Bernardo: Com certeza. Temos no Brasil 60% dos imóveis com algum tipo de irregularidade. Há um costume de se fazer acordos privados sem a correta escrituração e registro, e um passivo enorme de contratos de gaveta, o que tolhe a possibilidade de que o atual dono possa dispor livremente e formalmente de todos os direitos do seu imóvel, se não for o proprietário registrado na matrícula. Ele ainda está sujeito à perda do bem. Assim também a situação de quando um herdeiro ou seu sucessor tem todos os direitos sobre um imóvel, mas descobre que o registro ainda está em nome de uma empresa ou outro proprietário.
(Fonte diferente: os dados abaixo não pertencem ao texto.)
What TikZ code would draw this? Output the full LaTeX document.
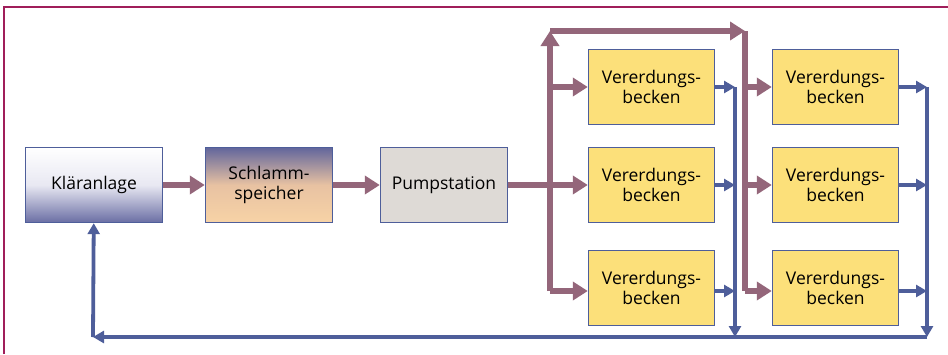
\documentclass[tikz,border=0pt]{standalone}
\usepackage{fontspec}
\usepackage{xcolor}
\usetikzlibrary{arrows.meta}
\newfontfamily\boxfont{Open Sans}

\definecolor{rahmen}{RGB}{160,30,90}
\definecolor{schlamm}{RGB}{148,102,122}
\definecolor{wasser}{RGB}{78,94,154}
\definecolor{becken}{RGB}{252,224,122}
\definecolor{pumpe}{RGB}{222,218,214}

\begin{document}
\begin{tikzpicture}[x=1pt,y=-1pt,
    box/.style={rectangle, draw=wasser, line width=1.4pt, minimum width=126pt, minimum height=75pt,
                align=center, inner sep=2pt, font=\boxfont\fontsize{17.5}{20}\selectfont},
    becken box/.style={box, fill=becken},
    flow/.style={draw=schlamm, line width=6pt, -{Triangle[length=15pt,width=18pt]}},
    back/.style={draw=wasser, line width=3.8pt, -{Triangle[length=11pt,width=12pt]}}]

                \useasboundingbox (0,0) rectangle (948,354);
                \draw[rahmen, line width=2pt] (4,354) -- (4,7) -- (948,7);

                \node[box, minimum width=137pt, top color=white, bottom color={rgb,255:red,106;green,110;blue,164},
                      middle color={rgb,255:red,232;green,232;blue,242}] (klaer) at (94,185) {Kläranlage};
                \node[box, minimum width=127pt, top color={rgb,255:red,98;green,102;blue,156},
                      bottom color={rgb,255:red,247;green,211;blue,166}, middle color={rgb,255:red,232;green,194;blue,162}]
                      (speicher) at (269,185) {Schlamm-\\speicher};
                \node[box, minimum width=127pt, fill=pumpe] (pump) at (444,185) {Pumpstation};

                \node[becken box] (b11) at (651.5,87) {Vererdungs-\\becken};
                \node[becken box] (b12) at (651.5,185) {Vererdungs-\\becken};
                \node[becken box] (b13) at (651.5,288) {Vererdungs-\\becken};
                \node[becken box] (b21) at (835.5,87) {Vererdungs-\\becken};
                \node[becken box] (b22) at (835.5,185) {Vererdungs-\\becken};
                \node[becken box] (b23) at (835.5,288) {Vererdungs-\\becken};

                % verteiler
                \coordinate (t1u) at (550,291);
                \coordinate (t1o) at (550,31);
                \coordinate (t2o) at (745,31);
                \coordinate (t2u) at (745,291);
                % ablauf
                \coordinate (a1o) at (735,87);
                \coordinate (a1u) at (735,337);
                \coordinate (a2o) at (927,87);
                \coordinate (a2u) at (927,337);
                \coordinate (ru) at (93,337);

                \draw[flow] (klaer) -- (speicher);
                \draw[flow] (speicher) -- (pump);
                \draw[flow] (pump) -- (b12);
                \draw[flow] (t1u) -- (t1o);
                \draw[flow] (t1o) -- (t2o);
                \draw[flow, -] (t2o) -- (t2u);
                \draw[flow] (t1u) -- (b13.west |- t1u);
                \draw[flow] (t1o |- b11.west) -- (b11);
                \draw[flow] (t2u) -- (b23.west |- t2u);
                \draw[flow] (t2o |- b21.west) -- (b21);
                \draw[flow] (t2o |- b22.west) -- (b22);

                \draw[back] (b11) -- (a1o);
                \draw[back] (b12) -- (b12.east -| a1o);
                \draw[back] (b13.east |- t1u) -- (a1o |- t1u);
                \draw[back] (b21) -- (a2o);
                \draw[back] (b22) -- (b22.east -| a2o);
                \draw[back] (b23.east |- t2u) -- (a2o |- t2u);
                \draw[back] (a1o) -- (a1u);
                \draw[back] (a2o) -- (a2u);
                \draw[back] (a2u) -- (ru);
                \draw[back] (ru) -- (klaer);
            \end{tikzpicture}
\end{document}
São muito comuns as situações que poderão ser resolvidas e o processo extrajudicial de adjudicação compulsória será mais célere que o da usucapião ou da retificação, porque não depende de análise técnica de alocação, geolocalização, fundiária, não depende de participação dos entes públicos e nem certidões de dominialidade, além de não demandar a priori editais e participação de vizinhos. O caminho é a extrajudicialização, e o sistema notarial e registral, um dos melhores do país, está plenamente apto a processar esses pleitos, como foram bem exitosas as experiências da retificação extrajudicial de registro e de área, o divórcio extrajudicial e a usucapião extrajudicial.
O processo de regulamentação, extremamente técnico e participativo, tem como resultado um provimento bem pensado e maduro para atender as necessidades da população. É mais uma conquista e marca da gestão do ministro corregedor Salomão, mas sobretudo da sociedade brasileira.